Here’s the news of the week – and how we see it here at McAlvany Wealth Management
A Warning for Stock Bulls: Leverage Works Both Ways
Not much changed this week – insanity still reigns. Stocks are stuck in “melt-up” mode, sporting a host of bubble-like valuations thanks to a steady stream of opaque economic data and the resultant chatter regarding prospects of further tapering by the Fed. A stronger euro forced the dollar index into sub-80 territory on the chart. Both the ECB and BoE decided to stand pat on interest rates following an uptick in eurozone inflation, retail sales, and production in January. European stock markets tanked anyway in overnight trade Thursday – a reaction that proves Europeans (unlike Americans) are keenly aware that there’s now no such thing as a “self-sustaining” economy without stimulus.
US Treasury prices slipped, not only in response to stronger US equity prices, but also on increased Fed tapering speculation – given the too-good-to-be-true jobs report (175,000 jobs created vs. 149,000 expected) released on Friday. The precious metals traveled sideways, perhaps biding their time ahead of an eventual break in the leveraged momentum at work in stocks (NYSE margin debt reached an all-time high of $451.3 billion, up $6.0 billion in January).
Obama submitted his new $3.9 trillion budget proposal that, thankfully, was deemed DOA by both Republicans and Democrats.

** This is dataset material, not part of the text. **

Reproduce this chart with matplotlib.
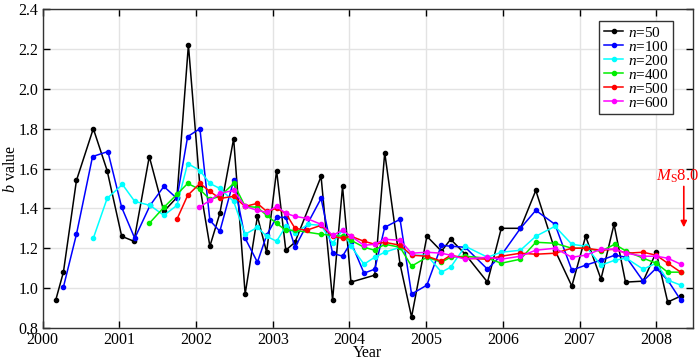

The plan called for a 6.8% increase in spending, $1.0 trillion in new taxes, and assumed an economic growth rate of 3.0% annually through 2017. But the plan was rather duplicitous on the subject of how these new taxes would be levied. It was advertised as requiring the wealthy to bear the burden, but details of the plan revealed the presence of tax loopholes described as “carried interest” designed to do the opposite. Among those that stood to benefit from the loophole were hedge fund managers. At last read, the top 25 hedge fund managers earn a cool $1.0 billion per year on average. In any case, it’s inconclusive as to whether the Administration believed the proposals would be taken seriously or whether it was simply political propaganda ahead of congressional elections in November. But whatever Obama’s reasons, those in the middle class might want to pay closer attention in the future; the proposed tax increase was aimed at them.
Next week, we might hear from a few companies in the form of 1st quarter pre-announcements. We expect these to be soft, but, whatever the outcome, stocks at present lofty valuations bear a hefty burden of proof. And let’s not forget that the Fed may also be inclined to continue tapering in the short run, for a variety of reasons. For one, it believes the US economy to be growing (if not for that nasty weather). And second, there’s always a chance that cooling the speculation in stocks would rotate expended stimulus funds back into bonds – where lower rates are desperately desired. The Fed hasn’t seen lower rates as a result of its actions (both monetary and regulatory) for over nine months now – so we wouldn’t put it past them to make noises aimed at scaring money out of equities into bonds.